The New York Times, The Boston Globe, Time Magazine, The New Yorker, US News and World Report, CNN, NBC News, ABC News, CBS News and countless other national news sources have all taken on an issue of grave importance that they feel they must cover — despite the fact that it only affects a small group of a few thousand young adults in the Boston area.
The Daily ran a story on Sept. 24 exposing the Office of Residential Life and Learning's new policy that "prohibits any sex act in a dorm room while one's roommate is present." The new rule further states that any sexual activity in the room should not interfere with a roommate's privacy, studies or sleep schedule.
Soon after the article ran, news stations began picking up the story. Now, a week later, Google News has archived approximately 300 recent articles about the rule. Students at Tufts are largely unperturbed by the policy (they're more interested in why it has caused such a stir among the approximately 6.95 billion people who do not attend Tufts). The fact that national news publications feel the need to report on this insignificant story should provide some insight into the reasons for the degradation that marks today's news industry.
The only reason that this story has seen such broad coverage is that sex sells — that much is clear. But this is not necessarily the best reason to slap a story on the front page. While this editorial was being written, "Tufts University: No sex in room while roommate is present" held the number-one spot on CNN.com's list of its most popular stories. Not a single article concerning politics or international affairs penetrated the top seven.
In the unendingly competitive realm of online news, clicks count. Newspapers and magazines are still caught in an adolescent period of growing pains and insecurity as they move onto the Internet — a mutation that's as unavoidable for them now as growing taller is for children. Consequently, we're in the era of "search engine optimization," a practice by which Web sites — including some news sites — figure out how Google.com and other search engines generate results, and then manipulate their own Web pages to fit into that formula. It's the reason that Esquire Magazine, known to be a cut above its relatively low-brow competitors like Maxim and FHM, titled the Web page for its photo shoot of Mary Louise Parker in her underwear, "Mary Louise Parker Naked Photos - Mary Louise Parker Ass - Esquire." A page's title tag is a major determining factor in a Google search.
The cutthroat competition for readers could also be seen as a contributing factor to CNN's misreporting of Tufts' sex policy; its article states in the second paragraph, "The Massachusetts university's formal rule also bars so-called ‘sexiling' — exiling a roommate from the room so the other roommate can engage in sexual activity." This is entirely untrue. Perhaps the latent necessity of sensationalizing to attract Web viewers came into play in the crafting of that sentence, or made CNN's editors that much less concerned with its validity.

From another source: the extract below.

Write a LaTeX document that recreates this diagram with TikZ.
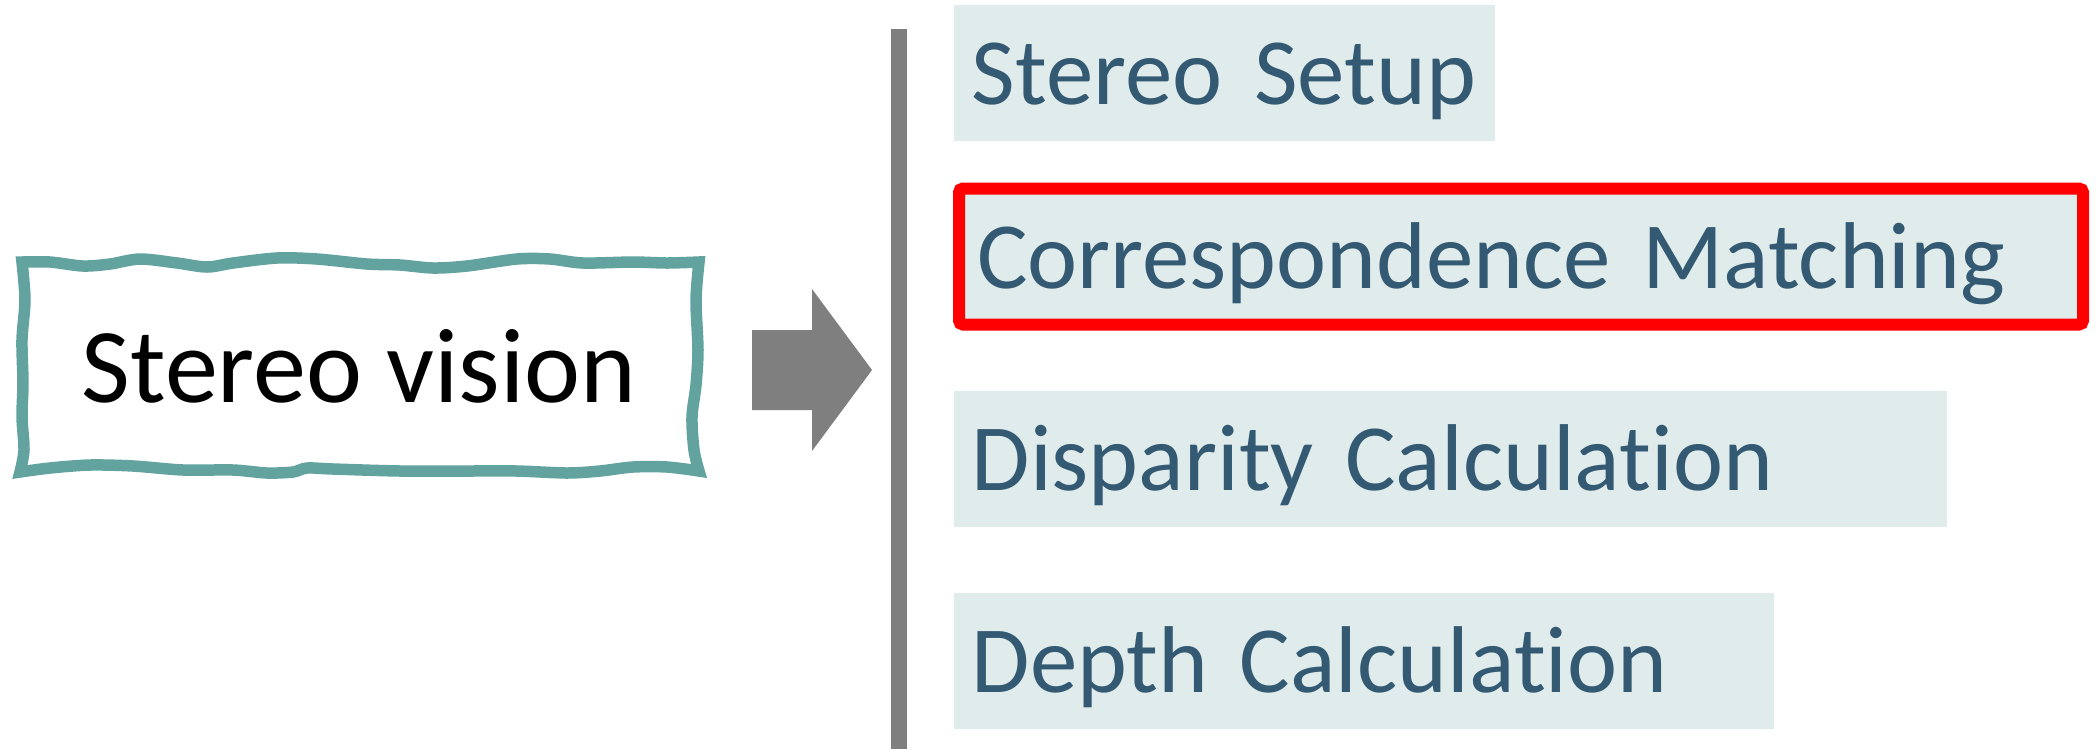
\documentclass[tikz,border=0pt]{standalone}
\usepackage{fontspec}
\setmainfont{Carlito}[Ligatures=NoCommon]
\usepackage{tikz}
\definecolor{itemfill}{RGB}{224,236,236}
\definecolor{itemtext}{RGB}{52,90,115}
\definecolor{wavyline}{RGB}{98,163,159}
\definecolor{bargrey}{RGB}{127,127,127}
\tikzstyle{item} = [fill=itemfill, text=itemtext, anchor=north west, inner xsep=1.8mm,
inner ysep=0pt, text height=9.95mm, text depth=3.65mm, align=left,
font=\fontsize{27pt}{32pt}\selectfont]
\tikzstyle{focus} = [draw=red, line width=1.2mm, rounded corners=0.4mm]

\begin{document}
\begin{tikzpicture}[x=0.1mm, y=-0.1mm]
    \useasboundingbox (0,0) rectangle (2096,749);
    % hand drawn frame
    \draw[wavyline, line width=1.15mm, fill=white]
        plot[smooth] coordinates {(22,262) (50,262) (83,266) (110,264) (140,259) (177,263)
            (207,267) (233,263) (277,258) (317,259) (367,264) (400,265) (433,268) (467,266)
            (517,259) (550,259) (583,263) (633,262) (667,263) (699,262)}
        -- plot[smooth] coordinates {(699,262) (696,300) (698,350) (696,385) (692,417)
            (694,450) (699,471)}
        -- plot[smooth] coordinates {(699,471) (667,467) (633,467) (600,471) (567,473)
            (517,471) (467,471) (400,471) (333,469) (307,468) (293,472) (267,473) (233,470)
            (183,470) (133,466) (90,465) (50,468) (20,472)}
        -- plot[smooth] coordinates {(20,472) (24,450) (22,417) (23,383) (22,340) (25,300) (22,262)}
        -- cycle;
    \node[anchor=base, font=\fontsize{30.2pt}{36pt}\selectfont] (vision) at (359,402) {Stereo vision};
    % block arrow and bar
    \fill[bargrey] (752,330) -- (812,330) -- (812,289) -- (872,370) -- (812,451)
        -- (812,410) -- (752,410) -- cycle;
    \fill[bargrey] (891,29) rectangle (907,749);
    % steps
    \node[item, text width=50.5mm] (setup) at (953,4) {\mbox{Stereo Setup}};
    \node[item, focus, text width=108.8mm] (matching) at (953,182.5) {Correspondence Matching};
    \node[item, text width=95.7mm] (disparity) at (953,390) {Disparity Calculation};
    \node[item, text width=78.4mm] (depth) at (953,592.7) {Depth Calculation};
\end{tikzpicture}
\end{document}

As newspapers slash their staffs and cut their investigative units right and left, it can be frustrating to witness the amount of attention given to this relatively inconsequential story. The new regulation might involve the word "sex," but it seems to have really been intended more as a safety net than as an excuse for the university to investigate students' private lives. That point of view is not featured in most of the articles that Google News turns up. Both the choice of content and the way it has been presented do not do very much justice to the implicit code of ethics that national news sources are expected to follow.
But when New York magazine's site traffic jumped by 2,000 percent in February 2008 because of a photo spread of Lindsay Lohan posing in the nude, it might have been understandable — at least from a fiscal perspective — if the magazine had altogether stopped writing stories about the presidential election or the city's mayor and become a semi-nude photos outlet. And what's to say there's no temptation to reorient things here at the Daily? After all, our Web traffic spiked by nearly 300 percent a couple days after we published our piece on the policy.